As mudanças incluem um novo design de HUD, bem como um novo texto. O mapa de seleção do jogador foi revisado, assim como os retratos dos personagens na tela de seleção do jogador. Os quadros de animação foram revisados e a arte foi atualizada para fazer uso de mais cores e detalhes. Até as sequências finais do jogo foram atualizadas para ficarem mais próximas das vistas no original do arcade. Pyron também não fez apenas alterações cosméticas; existem inúmeras correções de jogo que reequilibram a jogabilidade.
As mudanças da nova versão |
Como jogar Street Fighter 2: Remastered no PCLinuxOS ?
Chegamos ao ponto mais interessante do artigo: Como jogar o Street Fighter 2: Remastered no PCLinuxOS. É só seguir essa receita fácil, fácil.
- Você vai precisar de um dump da ROM Street Fighter 2: Special Champion edition. A versão deve ser: Street Fighter II' - Special Champion Edition (U) [f1], caso contrário, não vai funcionar.

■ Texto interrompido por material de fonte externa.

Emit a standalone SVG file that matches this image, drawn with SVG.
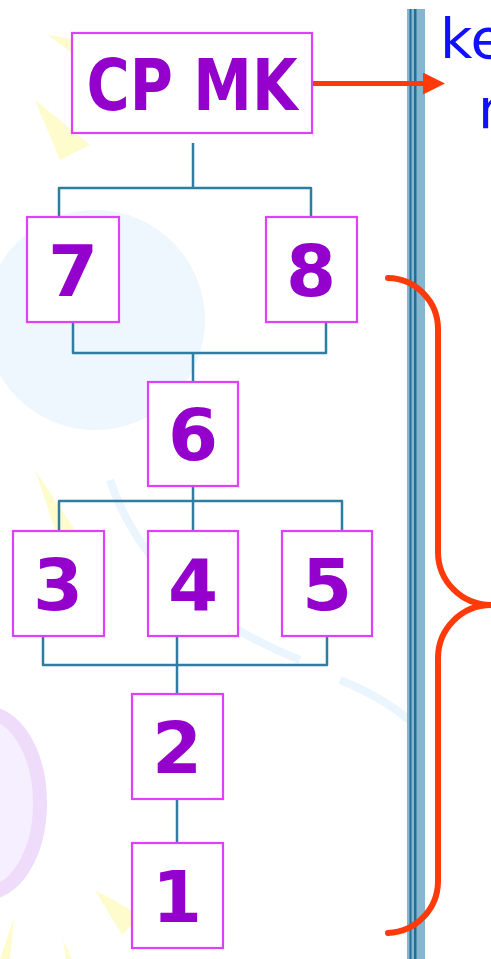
<svg xmlns="http://www.w3.org/2000/svg" width="491" height="959" viewBox="0 0 491 959">
<style>
.box{fill:#ffffff;stroke:#e040fb;stroke-width:2.2}
.num{font-family:"DejaVu Sans",Verdana,sans-serif;font-weight:bold;font-size:72px;fill:#9400cc;text-anchor:middle}
.conn{fill:none;stroke:#2f7da0;stroke-width:2.5;stroke-linejoin:round}
.red{fill:none;stroke:#ff3a0a;stroke-linecap:round}
.side{font-family:"DejaVu Sans",Verdana,sans-serif;font-size:56px;fill:#1010ff}
</style>
<defs>
<marker id="ah" markerWidth="22" markerHeight="22" viewBox="0 0 22 22" refX="0" refY="11" orient="auto" markerUnits="userSpaceOnUse">
<path d="M0,0 L22,11 L0,22 Z" fill="#ff3a0a"/>
</marker>
</defs>
<g id="background">
<circle cx="95" cy="320" r="110" fill="#eef7fd"/>
<path d="M110,480 Q150,600 300,660" fill="none" stroke="#eaf5fd" stroke-width="8"/>
<path d="M340,680 Q390,700 420,730" fill="none" stroke="#eaf5fd" stroke-width="8"/>
<ellipse cx="-14" cy="803" rx="54" ry="90" fill="#f6efff" stroke="#efdcfb" stroke-width="14"/>
<path d="M48,35 L110,45 L95,70 Z" fill="#fefccc"/>
<path d="M35,100 L90,145 L60,160 Z" fill="#fefccc"/>
<path d="M35,470 L75,530 L60,545 Z" fill="#fefccc"/>
<path d="M95,890 L140,915 L122,935 Z" fill="#fefccc"/>
<path d="M0,959 L14,918 L10,959 Z" fill="#fefccc"/>
<path d="M63,940 L72,959 L66,959 Z" fill="#fefccc"/>
</g>
<g id="divider">
<rect x="407" y="9" width="18" height="950" fill="#86b6cf"/>
<rect x="409.5" y="9" width="2" height="950" fill="#1f6f98"/>
<rect x="414" y="9" width="2.5" height="950" fill="#1f6f98"/>
</g>
<g id="connectors">
<path class="conn" d="M193,143 V188 M59,217 V188 H311 V217"/>
<path class="conn" d="M73,322 V353 H326 V322 M193,353 V382"/>
<path class="conn" d="M193,486 V531 M59,531 V501 H342 V531"/>
<path class="conn" d="M43,636 V665 H327 V636 M177,636 V694"/>
<path class="conn" d="M177,799 V843"/>
<path class="red" stroke-width="5" stroke-linecap="butt" d="M312,83.5 H423" marker-end="url(#ah)"/>
<path class="red" stroke-width="6" d="M388,278 A51,51 0 0 1 438,329 L438,552 A53,53 0 0 0 491,605 A53,53 0 0 0 438,658 L438,882 A52,52 0 0 1 388,933"/>
</g>
<g id="node-cpmk">
<rect class="box" x="72" y="33" width="240" height="100"/>
<text class="num" x="192" y="110" textLength="211" lengthAdjust="spacingAndGlyphs">CP MK</text>
</g>
<g id="node-7"><rect class="box" x="27" y="217" width="92" height="105"/><text class="num" x="73" y="296">7</text></g>
<g id="node-8"><rect class="box" x="266" y="217" width="91" height="105"/><text class="num" x="311" y="296">8</text></g>
<g id="node-6"><rect class="box" x="148" y="382" width="90" height="104"/><text class="num" x="193" y="460">6</text></g>
<g id="node-3"><rect class="box" x="13" y="531" width="91" height="105"/><text class="num" x="58" y="610">3</text></g>
<g id="node-4"><rect class="box" x="148" y="531" width="90" height="105"/><text class="num" x="193" y="610">4</text></g>
<g id="node-5"><rect class="box" x="282" y="531" width="90" height="105"/><text class="num" x="327" y="610">5</text></g>
<g id="node-2"><rect class="box" x="132" y="694" width="91" height="105"/><text class="num" x="177" y="773">2</text></g>
<g id="node-1"><rect class="box" x="132" y="843" width="91" height="105"/><text class="num" x="177" y="922">1</text></g>
<g id="side-text">
<text class="side" x="440" y="58">ke</text>
<text class="side" x="478" y="128">n</text>
</g>
</svg>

- Você vai precisar de um IPS patcher. Eu empacotei 3 para o PCLinuxOS: Lazy_IPS, EWingIPSPatcher e Jips. Aconselho usar um dos dois primeiros, que são mais atualizados. Jips não funciona muito bem com patches atuais.
- Vá no link do patch: https://www.romhacking.net/hacks/5273/ e clique em Dowload
- Baixe o arquivo ZIP contendo o patch.
- Agora, detalhes muito importantes: A rom de Street Fighter 2: Special Champion edition deve estar com atributos de R/W, senão o patch não poderá ser aplicado. Então, acerte o atributo da ROM para Leitura e Escrita.
- Descompacte o arquivo ZIP, e, terá o arquivo IPS, do patch, que será aplicado na ROM
- Abra seu IPS patcher favorito (algum dos citados acima)
- Clique em escolher ROM, aponte para a pasta onde está a ROM do Street Fighter 2: Special Champion edition . Depois, clique em Escolher Patch IPS, aponte para onde foi descompactado o patch IPS e clique em aplicar.
- E pronto, o patch será aplicado e, a Rom resultante será Street Fighter 2 Remastered. Se você possuir um Everdrive, poderá passar a ROM atualizado para um cartão de memória e jogar em um Megadrive real. Ou poderá se divertir com os vários emuladores de Megadrive que estão nos repos do PCLinuxOS.
Aqui, um vídeo review do processo de aplicar o patch e um review do jogo atualizado:
Ok ?
Espero que apreciem, e, joguem bastante um jogo que, depois de 27 anos, ficou como deveria, se a Capcom não tivesse sido tão atrapalhada.